La moda di mangiare cibo etnico in Italia è venuta intorno alla fine degli anni ‘70, quando timidamente a Milano, Firenze e Roma aprivano i primi ristoranti cinesi. Ma in realtà la Cina, da noi, non si è mai seduta veramente a tavola perché fin dall’inizio il sapore dei suoi piatti è stato subito adattato al gusto italiano, stravolgendo completamente la vera tradizione di Shangai e Pechino.
E se oggi la cucina cinese sta scomparendo pian piano dalle nostre abitudini del mangiar fuori – tanti ristoranti riconvertono le loro cucine all’italianissima pizzeria! – questo certo non si può dire della cucina giapponese che, dopo essere stata per molto tempo fenomeno di nicchia solo per veri intenditori con possibilità di spendere visto l’alto prezzo medio di una cena, oggi è ormai a portata di tutti.
Questo perché i suoi capisaldi, i famosissimi sushi e sashimi, per la loro natura di finger food (cibo da mangiare con le mani), si sono prestati subito ed ottimamente ad accompagnare il rito dell’aperitivo prima a Milano poi a Roma. Oggi nella nostra città ci sono diversi indirizzi dove recarsi a colpo sicuro per ma giare giapponese e una nota catena di cucina take away sta aprendo sempre nuovi punti in diversi quartieri riscuotendo ampio successo. Cerchiamo di comprendere meglio origini, tecnica e filosofia della cucina del Sol levante.
In Giappone la parola sushi si riferisce ad una vasta gamma di cibi preparati con riso. Le sue origini ufficiali risalgono ai primi anni del 1800, quando a Tokyo lo chef Hanaia Yonei ha ideato il primo sushi: è stato lui il primo a servire sul suo banco bocconcini di riso aromatizzati all’aceto con sopra fettine di pesce crudo.
Al di fuori del Giappone viene spesso inteso come pesce crudo. Il sushi è un cibo a base di riso cotto con aceto di riso, zucchero e sale e combinato con un ripieno o guarnizione di pesce, alghe, vegetali o uova. Il ripieno può essere crudo, cotto o marinato e può essere servito disperso in una ciotola di riso, arrotolato in una striscia di alga o disposto in rotoli di riso o inserito in una piccola tasca di tofu.

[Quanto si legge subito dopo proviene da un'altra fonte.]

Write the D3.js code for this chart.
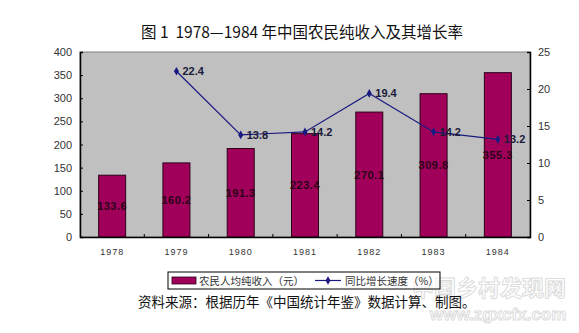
<!DOCTYPE html>
<html>
<head>
<meta charset="utf-8">
<script src="https://cdn.jsdelivr.net/npm/d3@7/dist/d3.min.js"></script>
<style>
  html, body { margin: 0; padding: 0; background: #fff; }
  svg { display: block; }
</style>
</head>
<body>
<svg id="chart" width="579" height="333"></svg>
<script>
// Rural per-capita net income (yuan) and year-on-year growth rate (%), 1978-1984
const years = ["1978", "1979", "1980", "1981", "1982", "1983", "1984"];
const income = [133.6, 160.2, 191.3, 223.4, 270.1, 309.8, 355.3];
const growthYears = ["1979", "1980", "1981", "1982", "1983", "1984"];
const growth = [22.4, 13.8, 14.2, 19.4, 14.2, 13.2];
const leftTicks = [0, 50, 100, 150, 200, 250, 300, 350, 400];
const rightTicks = [0, 5, 10, 15, 20, 25];

const title = "图 1\u00A0\u00A01978—1984 年中国农民纯收入及其增长率";
const legendIncome = "农民人均纯收入（元）";
const legendGrowth = "同比增长速度（%）";
const sourceNote = "资料来源：根据历年《中国统计年鉴》数据计算、制图。";

const svg = d3.select("#chart");
const cjk = "'Noto Sans CJK SC', 'Noto Sans', sans-serif";
const latin = "'Liberation Sans', Arial, sans-serif";

const plot = { left: 80, right: 530, top: 52, bottom: 237 };

const x = d3.scaleBand().domain(years).range([plot.left, plot.right]).paddingInner(0).paddingOuter(0);
const yL = d3.scaleLinear().domain([0, 400]).range([plot.bottom, plot.top]);
const yR = d3.scaleLinear().domain([0, 25]).range([plot.bottom, plot.top]);

const barColor = "#A0005A";
const lineColor = "#1A1A80";

// Title
svg.append("text")
  .attr("x", 302).attr("y", 38)
  .attr("text-anchor", "middle")
  .attr("font-family", cjk)
  .attr("font-size", 15.5)
  .attr("fill", "#111")
  .text(title);

// Plot area background
svg.append("rect")
  .attr("x", plot.left).attr("y", plot.top)
  .attr("width", plot.right - plot.left).attr("height", plot.bottom - plot.top)
  .attr("fill", "#C0C0C0")
  .attr("stroke", "#808080").attr("stroke-width", 1);

// Bars
const bw = x.bandwidth() * 0.42;
svg.append("g").selectAll("rect")
  .data(years.map((y, i) => ({ year: y, v: income[i] })))
  .join("rect")
  .attr("x", d => x(d.year) + (x.bandwidth() - bw) / 2)
  .attr("y", d => yL(d.v))
  .attr("width", bw)
  .attr("height", d => yL(0) - yL(d.v))
  .attr("fill", barColor)
  .attr("stroke", "#2a0018").attr("stroke-width", 1);

// Bar value labels, centred in each bar
svg.append("g").selectAll("text")
  .data(years.map((y, i) => ({ year: y, v: income[i] })))
  .join("text")
  .attr("x", d => x(d.year) + x.bandwidth() / 2)
  .attr("y", d => (yL(d.v) + yL(0)) / 2 + 4)
  .attr("text-anchor", "middle")
  .attr("font-family", latin)
  .attr("font-size", 11)
  .attr("font-weight", "bold")
  .attr("letter-spacing", 0.5)
  .attr("fill", "#2a0018")
  .text(d => d.v.toFixed(1));

// Growth line
const pts = growthYears.map((y, i) => ({ year: y, v: growth[i] }));
const line = d3.line()
  .x(d => x(d.year) + x.bandwidth() / 2)
  .y(d => yR(d.v));
svg.append("path")
  .datum(pts)
  .attr("d", line)
  .attr("fill", "none")
  .attr("stroke", lineColor)
  .attr("stroke-width", 1.2);

// Diamond markers
svg.append("g").selectAll("path")
  .data(pts)
  .join("path")
  .attr("transform", d => `translate(${x(d.year) + x.bandwidth() / 2},${yR(d.v)})`)
  .attr("d", d3.symbol().type(d3.symbolDiamond).size(22))
  .attr("fill", lineColor);

// Growth value labels
svg.append("g").selectAll("text")
  .data(pts)
  .join("text")
  .attr("x", d => x(d.year) + x.bandwidth() / 2 + 6)
  .attr("y", d => yR(d.v) + 4)
  .attr("font-family", latin)
  .attr("font-size", 11)
  .attr("font-weight", "bold")
  .attr("fill", "#1a1a3a")
  .text(d => d.v.toFixed(1));

// Left axis
const axL = svg.append("g")
  .attr("transform", `translate(${plot.left},0)`)
  .call(d3.axisLeft(yL).tickValues(leftTicks).tickSize(-3).tickPadding(8).tickFormat(d3.format("d")));
axL.select(".domain").attr("stroke", "#000").attr("stroke-width", 1.5);
axL.selectAll(".tick line").attr("stroke", "#000");
axL.selectAll("text").attr("font-family", latin).attr("font-size", 11).attr("fill", "#333");

// Right axis
const axR = svg.append("g")
  .attr("transform", `translate(${plot.right},0)`)
  .call(d3.axisRight(yR).tickValues(rightTicks).tickSize(-3).tickPadding(8).tickFormat(d3.format("d")));
axR.select(".domain").attr("stroke", "#000").attr("stroke-width", 1.5);
axR.selectAll(".tick line").attr("stroke", "#000");
axR.selectAll("text").attr("font-family", latin).attr("font-size", 11).attr("fill", "#333");

// Bottom axis: category labels, tick marks at category boundaries
const axB = svg.append("g")
  .attr("transform", `translate(0,${plot.bottom})`)
  .call(d3.axisBottom(x).tickSize(0).tickPadding(12));
axB.select(".domain").attr("stroke", "#000").attr("stroke-width", 1.5);
axB.selectAll("text").attr("font-family", latin).attr("font-size", 9)
  .attr("letter-spacing", 1).attr("fill", "#333");
svg.append("g").selectAll("line")
  .data(years.slice(1))
  .join("line")
  .attr("x1", d => x(d)).attr("x2", d => x(d))
  .attr("y1", plot.bottom).attr("y2", plot.bottom - 3)
  .attr("stroke", "#000");

// Site mark (drawn beneath the legend)
svg.append("text")
  .attr("x", 412).attr("y", 296)
  .attr("font-family", cjk).attr("font-size", 22).attr("font-weight", "bold")
  .attr("fill", "none").attr("stroke", "#dcdcdc").attr("stroke-width", 1)
  .text("中国乡村发现网");
svg.append("text")
  .attr("x", 430).attr("y", 320)
  .attr("font-family", latin).attr("font-size", 17).attr("font-weight", "bold")
  .attr("fill", "none").attr("stroke", "#dcdcdc").attr("stroke-width", 1)
  .text("www.zgxcfx.com");

// Legend
const lg = svg.append("g").attr("transform", "translate(168,272)");
lg.append("rect").attr("width", 272).attr("height", 17)
  .attr("fill", "#fff").attr("fill-opacity", 0.6).attr("stroke", "#000").attr("stroke-width", 1);
lg.append("rect").attr("x", 4).attr("y", 5).attr("width", 24).attr("height", 7)
  .attr("fill", barColor).attr("stroke", "#2a0018").attr("stroke-width", 0.8);
lg.append("text").attr("x", 31).attr("y", 12.5)
  .attr("font-family", cjk).attr("font-size", 10.5).attr("fill", "#333")
  .text(legendIncome);
lg.append("line").attr("x1", 147).attr("x2", 173).attr("y1", 8.5).attr("y2", 8.5)
  .attr("stroke", lineColor).attr("stroke-width", 1.2);
lg.append("path").attr("transform", "translate(160,8.5)")
  .attr("d", d3.symbol().type(d3.symbolDiamond).size(20)).attr("fill", lineColor);
lg.append("text").attr("x", 177).attr("y", 12.5)
  .attr("font-family", cjk).attr("font-size", 10.5).attr("fill", "#333")
  .text(legendGrowth);

// Source note
svg.append("text")
  .attr("x", 138).attr("y", 307)
  .attr("font-family", cjk)
  .attr("font-size", 13.5)
  .attr("fill", "#111")
  .text(sourceNote);
</script>
</body>
</html>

Tra i sushi più richiesti e mangiati a Roma ci sono i makizushi (polpettina cilindrica formata con l’aiuto di un tappeto di bambù detto makisu e avvolto nel nori, un foglio di alga seccato che racchiude il riso ed il ripieno) e I temaki (polpetta a forma di cono, con il nori all’esterno e gli ingredienti che sporgono dall’estremità larga, lungo dieci centimetri, da mangiare con le mani). Considerato in patria la fomra di cibo più nobile, il sashimi consiste principalmente in pesce o molluschi freschissimi, tagliati in fettine sottilissime e serviti solo con una salsa in cui intingerli (salsa di soia con wasabi o salsa ponzu) e un semplice abbellimento come radici di daikon tagliata in filamenti.

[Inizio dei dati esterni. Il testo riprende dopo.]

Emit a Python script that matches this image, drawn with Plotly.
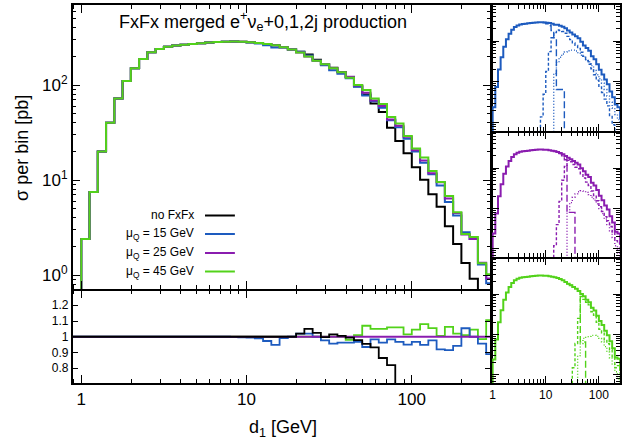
import numpy as np
import plotly.graph_objects as go

W, H = 623, 447

# d1 bins: 20 per decade from 1 GeV
edges = 10 ** (np.arange(51) * 0.05)

# sigma per bin [pb] for mu_Q = 25 GeV (the reference of the ratio panel)
xsec_25 = [2.4, 7.5, 20, 40, 72, 110, 150, 188, 221, 239,
           253, 260, 265, 270, 275, 280, 283, 286, 287, 285,
           282, 277, 270, 262, 250, 236, 220, 200, 180, 165,
           150, 136, 122, 99, 83, 68.5, 60, 43.4, 37.2, 28.6,
           20.6, 16.0, 11.8, 9.5, 6.4, 4.5, 2.67, 2.4, 1.35, 0.92]

# ratios to mu_Q = 25 GeV, per bin
ratio_none = [1, 1, 1, 1, 1, 1, 1, 1, 1, 1,
              1, 1, 1, 1, 1, 1, 1, 1, 1, 1,
              1, 1, 1, 1, 1, 1, 1.02, 1.05, 1.025, 0.997,
              1.015, 1.005, 0.995, 0.978, 0.955, 0.932, 0.865, 0.82, 0.69, 0.67,
              0.66, 0.63, 0.6, 0.55, 0.51, 0.47, 0.5, 0.38, 0.2, 0.1]
ratio_15 = [1, 1, 1, 1, 1, 1, 1, 1, 1, 1,
            1, 1, 1, 1, 1, 1, 1, 1, 0.998, 0.996,
            0.994, 0.99, 0.973, 0.948, 0.992, 1.0, 1.02, 1.02, 1.0, 0.977,
            0.956, 0.963, 0.963, 0.967, 0.935, 0.983, 0.963, 0.983, 0.967, 0.95,
            0.967, 0.948, 0.977, 0.92, 0.915, 0.942, 1.054, 1.0, 0.956, 0.89]
ratio_45 = [1, 1, 1, 1, 1, 1, 1, 1, 1, 1,
            1, 1, 1, 1, 1, 1, 1, 1, 1, 1,
            1, 1, 1, 1, 1, 1, 1, 1, 1, 1,
            1, 1, 0.98, 1.01, 1.07, 1.05, 1.05, 1.06, 1.06, 1.015,
            1.045, 1.08, 1.055, 1.006, 1.063, 1.02, 1.01, 1.045, 0.985, 1.105]

# contributions of the 0, 1 and 2 jet samples: (first bin, values)
mu15_0j = (19, [284, 265, 235, 180, 120, 6.5, 6.5, 6.5, 0.3])
mu15_1j = (17, [0.5, 1.4, 5, 18, 55, 120, 160, 185, 180, 170,
                155, 130, 108, 90, 78, 66, 53, 42, 33, 27,
                21, 15, 11, 7.5, 5.5, 3.8, 2.6, 1.5, 0.9, 0.5])
mu15_2j = (22, [0.3, 16, 30, 40, 48, 54, 58, 60, 60, 57,
                52, 45, 40, 35, 31, 25, 19, 15, 12, 9.3,
                6.5, 4.5, 3.2, 2.3, 1.6, 1.2, 0.8])
mu25_0j = (22, [270, 262, 250, 230, 200, 160, 8, 8, 8, 0.3])
mu25_1j = (22, [0.4, 1.2, 4, 15, 50, 110, 155, 143, 123, 105,
                96, 72, 57, 45, 37, 27, 21, 15.6, 11, 8.5,
                6.3, 5, 3.6, 2.5, 1.6, 1.4, 0.8])
mu25_2j = (27, [0.4, 8, 14, 19, 23, 26, 27.5, 27, 25, 22,
                19, 16, 13, 10, 7.5, 5.5, 4, 2.8, 1.9, 1.2,
                0.8, 0.5])
mu45_0j = (27, [200, 180, 165, 150, 136, 117, 6.5, 6.5, 0.3])
mu45_1j = (29, [0.4, 1.5, 6, 25, 87, 74, 63, 54, 36.5, 30,
                20, 13.5, 10.8, 7.4, 5.9, 4.2, 2.8, 1.5, 1.7, 0.8])
mu45_2j = (31, [0.5, 3, 6, 8, 8.5, 9, 9.5, 9.5, 9, 8,
                6.5, 5, 3.7, 2.6, 1.8, 1.2, 0.8, 0.5])

legend_labels = ["no FxFx", "μ<sub>Q</sub> = 15 GeV",
                 "μ<sub>Q</sub> = 25 GeV", "μ<sub>Q</sub> = 45 GeV"]

BLACK = "#000000"
BLUE = "#1d5bbf"
PURPLE = "#8a1caf"
GREEN = "#52d21a"
FONT = "Liberation Sans, Arial, sans-serif"
LW = 1.5  # frame line width; neighbouring panels are pushed apart by this

xsec_none = np.array(xsec_25) * np.array(ratio_none)
xsec_15 = np.array(xsec_25) * np.array(ratio_15)
xsec_45 = np.array(xsec_25) * np.array(ratio_45)


def px(x):
    return x / W


def py(y):
    return 1 - y / H


def hist(vals, lo=0, floor=None):
    x = list(edges[lo:lo + len(vals) + 1])
    y = list(vals) + [vals[-1]]
    if floor is not None:
        x = [x[0]] + x
        y = [floor] + y
    return x, y


fig = go.Figure()


def add(x, y, color, axes, width=2, dash="solid"):
    fig.add_trace(go.Scatter(x=x, y=y, mode="lines", line_shape="hv",
                             line=dict(color=color, width=width, dash=dash),
                             xaxis=axes[0], yaxis=axes[1], showlegend=False,
                             hoverinfo="skip"))


# main panel
for vals, col in [(xsec_none, BLACK), (xsec_15, BLUE), (xsec_25, PURPLE), (xsec_45, GREEN)]:
    x, y = hist(list(vals), floor=1e-3)
    add(x, y, col, ("x", "y"))

# ratio panel
left = edges[0] ** 2 / edges[1]
for r, col in [(ratio_45, GREEN), (ratio_15, BLUE), ([1.0] * 50, PURPLE), (ratio_none, BLACK)]:
    x, y = hist(r)
    add([left] + x, [r[0]] + y, col, ("x2", "y2"), width=1.8)

# side panels
DASH0 = "7px,3px"
DASH1 = "3px,2px"
DASH2 = "1px,2px"
for axes, tot, col, parts in [
        (("x3", "y3"), xsec_15, BLUE, (mu15_0j, mu15_1j, mu15_2j)),
        (("x4", "y4"), xsec_25, PURPLE, (mu25_0j, mu25_1j, mu25_2j)),
        (("x5", "y5"), xsec_45, GREEN, (mu45_0j, mu45_1j, mu45_2j))]:
    for (lo, vals), dash in zip(parts, (DASH0, DASH1, DASH2)):
        x, y = hist(vals, lo)
        add(x, y, col, axes, width=1.4, dash=dash)
    x, y = hist(list(tot), floor=1e-3)
    add(x, y, col, axes, width=2)

minor_log = [m * 10 ** e for e in range(-1, 4) for m in range(2, 10)]


def frame(**kw):
    d = dict(showline=True, linecolor="black", linewidth=LW, mirror="ticks",
             ticks="inside", ticklen=8, tickwidth=1.3, tickcolor="black",
             showgrid=False, zeroline=False, fixedrange=True,
             tickfont=dict(family=FONT, size=17, color="black"))
    d.update(kw)
    return d


def logminor():
    return dict(tickmode="array", tickvals=minor_log, ticks="inside",
                ticklen=4, tickwidth=1, tickcolor="black")


fig.update_layout(
    width=W, height=H, margin=dict(l=0, r=0, t=0, b=0),
    paper_bgcolor="white", plot_bgcolor="white",
    font=dict(family=FONT, color="black"),
    xaxis=frame(type="log", range=[-0.052, 2.477], domain=[px(70), px(490)],
                anchor="y", tickvals=[1, 10, 100], showticklabels=False,
                minor=logminor()),
    yaxis=frame(type="log", range=[-0.147, 2.842], domain=[py(289), py(5)],
                anchor="x", tickvals=[1, 10, 100],
                ticktext=["10<sup>0</sup>", "10<sup>1</sup>", "10<sup>2</sup>"],
                minor=logminor()),
    xaxis2=frame(type="log", range=[-0.052, 2.477], domain=[px(70), px(490)],
                 anchor="y2", tickvals=[1, 10, 100], ticktext=["1", "10", "100"],
                 minor=logminor()),
    yaxis2=frame(range=[0.706, 1.294], domain=[py(383), py(289 + LW)], anchor="x2",
                 tickvals=[0.8, 0.9, 1, 1.1, 1.2],
                 ticktext=["0.8", "0.9", "1", "1.1", "1.2"], ticklen=6,
                 tickfont=dict(family=FONT, size=12, color="black")),
)

side_rows = [(5, 131), (131 + LW, 257), (257 + LW, 383)]
for i, (top, bot) in enumerate(side_rows):
    n = i + 3
    last = i == 2
    fig.update_layout({
        f"xaxis{n}": frame(type="log", range=[-0.01, 2.398],
                           domain=[px(490 + LW), px(620)], anchor=f"y{n}",
                           tickvals=[1, 10, 100], ticktext=["1", "10", "100"],
                           showticklabels=last, ticklen=7,
                           tickfont=dict(family=FONT, size=12, color="black"),
                           minor=logminor()),
        f"yaxis{n}": frame(type="log", range=[-0.2, 2.88],
                           domain=[py(bot), py(top)], anchor=f"x{n}",
                           tickvals=[1, 10, 100], showticklabels=False,
                           ticklen=7, minor=logminor()),
    })

ann = [
    dict(text="FxFx merged e<sup>+</sup>ν<sub>e</sub>+0,1,2j production",
         x=px(261), y=py(21), size=18),
    dict(text="σ per bin [pb]", x=px(19), y=py(148), size=18, textangle=-90),
    dict(text="d<sub>1</sub> [GeV]", x=px(281), y=py(428), size=18),
]
for a in ann:
    fig.add_annotation(text=a["text"], x=a["x"], y=a["y"], xref="paper", yref="paper",
                       showarrow=False, xanchor="center", yanchor="middle",
                       textangle=a.get("textangle", 0),
                       font=dict(family=FONT, size=a["size"], color="black"))

leg_y = [215.5, 234, 253, 271.5]
for lab, yy, col in zip(legend_labels, leg_y, [BLACK, BLUE, PURPLE, GREEN]):
    fig.add_annotation(text=lab, x=px(194), y=py(yy), xref="paper", yref="paper",
                       showarrow=False, xanchor="right", yanchor="middle",
                       font=dict(family=FONT, size=12, color="black"))
    fig.add_shape(type="line", xref="paper", yref="paper",
                  x0=px(203), x1=px(233), y0=py(yy), y1=py(yy),
                  line=dict(color=col, width=2))

fig.write_html("out.html", config={"displayModeBar": False},
               post_script="document.body.style.margin='0';")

Alcuni ingredienti, come il polpo, sono di solito serviti cotti, ma la maggior parte, come il tonno o altri pesci, sono serviti crudi. Ingredienti poco comuni, ma non inusuali, sono cibi vegetariani come lo yuba, o carni rosse crude di manzo o cavallo.
Il nome sashimi proviene dalla pratica di infilare una coda di pesce sulle fettine per far sapere che pesce si sta mangiando. Il sashimi è praticamente sempre la prima portata del pranzo giapponese formale deve essere mangiato prima che altri più forti sapori influenzino il palato. I giapponesi spesso mescolano il wasabi direttamente nella salsa di soia quando preparano la salsa in cui intingere il sashimi, mentre questo non avviene quando si mangia il sushi.